→ **To be done**: Quote all of the data exactly as given. Skip every picture it contains.

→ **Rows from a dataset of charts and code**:

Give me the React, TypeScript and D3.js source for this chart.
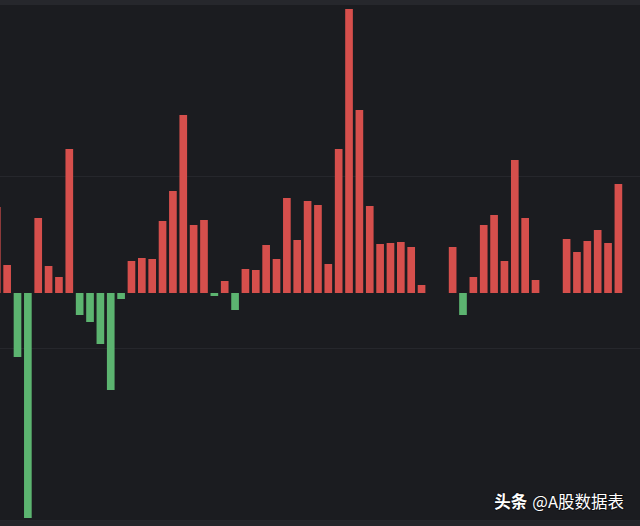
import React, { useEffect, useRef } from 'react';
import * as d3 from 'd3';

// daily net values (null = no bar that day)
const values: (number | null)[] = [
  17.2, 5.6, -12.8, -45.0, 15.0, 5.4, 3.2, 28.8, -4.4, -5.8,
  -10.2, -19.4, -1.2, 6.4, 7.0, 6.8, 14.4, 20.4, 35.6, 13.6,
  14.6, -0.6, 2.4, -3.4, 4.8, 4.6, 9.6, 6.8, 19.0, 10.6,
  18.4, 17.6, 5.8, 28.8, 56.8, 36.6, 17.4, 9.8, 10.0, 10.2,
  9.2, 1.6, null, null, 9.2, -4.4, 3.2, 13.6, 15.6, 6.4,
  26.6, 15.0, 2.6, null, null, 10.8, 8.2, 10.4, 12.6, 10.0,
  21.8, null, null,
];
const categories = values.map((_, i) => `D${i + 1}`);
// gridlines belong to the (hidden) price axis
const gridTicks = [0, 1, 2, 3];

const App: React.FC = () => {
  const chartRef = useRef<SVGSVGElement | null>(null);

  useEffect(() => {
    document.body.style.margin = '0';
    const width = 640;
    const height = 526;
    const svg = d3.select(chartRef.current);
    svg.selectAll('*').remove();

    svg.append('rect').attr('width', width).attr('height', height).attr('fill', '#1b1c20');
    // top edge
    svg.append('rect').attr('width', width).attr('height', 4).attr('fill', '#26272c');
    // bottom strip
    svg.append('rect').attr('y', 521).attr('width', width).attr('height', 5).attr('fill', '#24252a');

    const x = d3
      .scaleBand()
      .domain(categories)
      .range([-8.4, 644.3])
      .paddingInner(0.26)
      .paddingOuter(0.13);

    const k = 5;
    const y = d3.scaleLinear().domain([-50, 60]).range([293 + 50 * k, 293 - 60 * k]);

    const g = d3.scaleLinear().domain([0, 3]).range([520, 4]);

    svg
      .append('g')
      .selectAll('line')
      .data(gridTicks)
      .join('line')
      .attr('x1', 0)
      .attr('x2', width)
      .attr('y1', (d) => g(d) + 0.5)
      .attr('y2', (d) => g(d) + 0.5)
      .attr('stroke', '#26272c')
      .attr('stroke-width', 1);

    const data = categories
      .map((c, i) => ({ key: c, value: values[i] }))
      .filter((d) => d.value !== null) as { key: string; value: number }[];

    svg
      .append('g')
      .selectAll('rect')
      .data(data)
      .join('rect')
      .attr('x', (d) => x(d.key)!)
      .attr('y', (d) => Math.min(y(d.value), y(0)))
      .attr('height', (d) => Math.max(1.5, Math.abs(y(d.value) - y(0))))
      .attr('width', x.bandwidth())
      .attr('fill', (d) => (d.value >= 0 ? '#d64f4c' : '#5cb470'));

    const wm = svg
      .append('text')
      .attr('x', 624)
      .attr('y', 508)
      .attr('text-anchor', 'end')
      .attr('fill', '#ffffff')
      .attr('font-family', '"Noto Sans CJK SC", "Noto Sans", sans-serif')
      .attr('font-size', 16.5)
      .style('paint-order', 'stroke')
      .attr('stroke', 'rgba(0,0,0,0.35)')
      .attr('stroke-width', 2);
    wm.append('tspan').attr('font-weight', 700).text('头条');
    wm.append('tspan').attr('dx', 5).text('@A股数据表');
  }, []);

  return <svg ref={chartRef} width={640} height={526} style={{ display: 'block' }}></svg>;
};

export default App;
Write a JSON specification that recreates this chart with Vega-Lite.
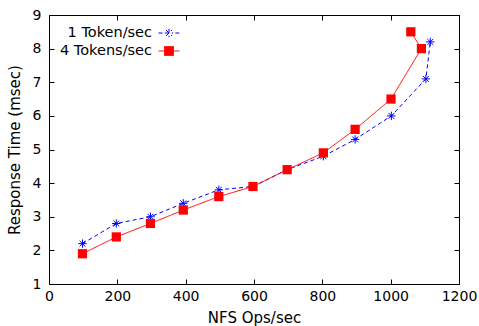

→ **Task output**:
Give me the React, TypeScript and D3.js source for this chart.
import React, { useEffect, useRef } from 'react';
import * as d3 from 'd3';

// daily net values (null = no bar that day)
const values: (number | null)[] = [
  17.2, 5.6, -12.8, -45.0, 15.0, 5.4, 3.2, 28.8, -4.4, -5.8,
  -10.2, -19.4, -1.2, 6.4, 7.0, 6.8, 14.4, 20.4, 35.6, 13.6,
  14.6, -0.6, 2.4, -3.4, 4.8, 4.6, 9.6, 6.8, 19.0, 10.6,
  18.4, 17.6, 5.8, 28.8, 56.8, 36.6, 17.4, 9.8, 10.0, 10.2,
  9.2, 1.6, null, null, 9.2, -4.4, 3.2, 13.6, 15.6, 6.4,
  26.6, 15.0, 2.6, null, null, 10.8, 8.2, 10.4, 12.6, 10.0,
  21.8, null, null,
];
const categories = values.map((_, i) => `D${i + 1}`);
// gridlines belong to the (hidden) price axis
const gridTicks = [0, 1, 2, 3];

const App: React.FC = () => {
  const chartRef = useRef<SVGSVGElement | null>(null);

  useEffect(() => {
    document.body.style.margin = '0';
    const width = 640;
    const height = 526;
    const svg = d3.select(chartRef.current);
    svg.selectAll('*').remove();

    svg.append('rect').attr('width', width).attr('height', height).attr('fill', '#1b1c20');
    // top edge
    svg.append('rect').attr('width', width).attr('height', 4).attr('fill', '#26272c');
    // bottom strip
    svg.append('rect').attr('y', 521).attr('width', width).attr('height', 5).attr('fill', '#24252a');

    const x = d3
      .scaleBand()
      .domain(categories)
      .range([-8.4, 644.3])
      .paddingInner(0.26)
      .paddingOuter(0.13);

    const k = 5;
    const y = d3.scaleLinear().domain([-50, 60]).range([293 + 50 * k, 293 - 60 * k]);

    const g = d3.scaleLinear().domain([0, 3]).range([520, 4]);

    svg
      .append('g')
      .selectAll('line')
      .data(gridTicks)
      .join('line')
      .attr('x1', 0)
      .attr('x2', width)
      .attr('y1', (d) => g(d) + 0.5)
      .attr('y2', (d) => g(d) + 0.5)
      .attr('stroke', '#26272c')
      .attr('stroke-width', 1);

    const data = categories
      .map((c, i) => ({ key: c, value: values[i] }))
      .filter((d) => d.value !== null) as { key: string; value: number }[];

    svg
      .append('g')
      .selectAll('rect')
      .data(data)
      .join('rect')
      .attr('x', (d) => x(d.key)!)
      .attr('y', (d) => Math.min(y(d.value), y(0)))
      .attr('height', (d) => Math.max(1.5, Math.abs(y(d.value) - y(0))))
      .attr('width', x.bandwidth())
      .attr('fill', (d) => (d.value >= 0 ? '#d64f4c' : '#5cb470'));

    const wm = svg
      .append('text')
      .attr('x', 624)
      .attr('y', 508)
      .attr('text-anchor', 'end')
      .attr('fill', '#ffffff')
      .attr('font-family', '"Noto Sans CJK SC", "Noto Sans", sans-serif')
      .attr('font-size', 16.5)
      .style('paint-order', 'stroke')
      .attr('stroke', 'rgba(0,0,0,0.35)')
      .attr('stroke-width', 2);
    wm.append('tspan').attr('font-weight', 700).text('头条');
    wm.append('tspan').attr('dx', 5).text('@A股数据表');
  }, []);

  return <svg ref={chartRef} width={640} height={526} style={{ display: 'block' }}></svg>;
};

export default App;
Write a JSON specification that recreates this chart with Vega-Lite.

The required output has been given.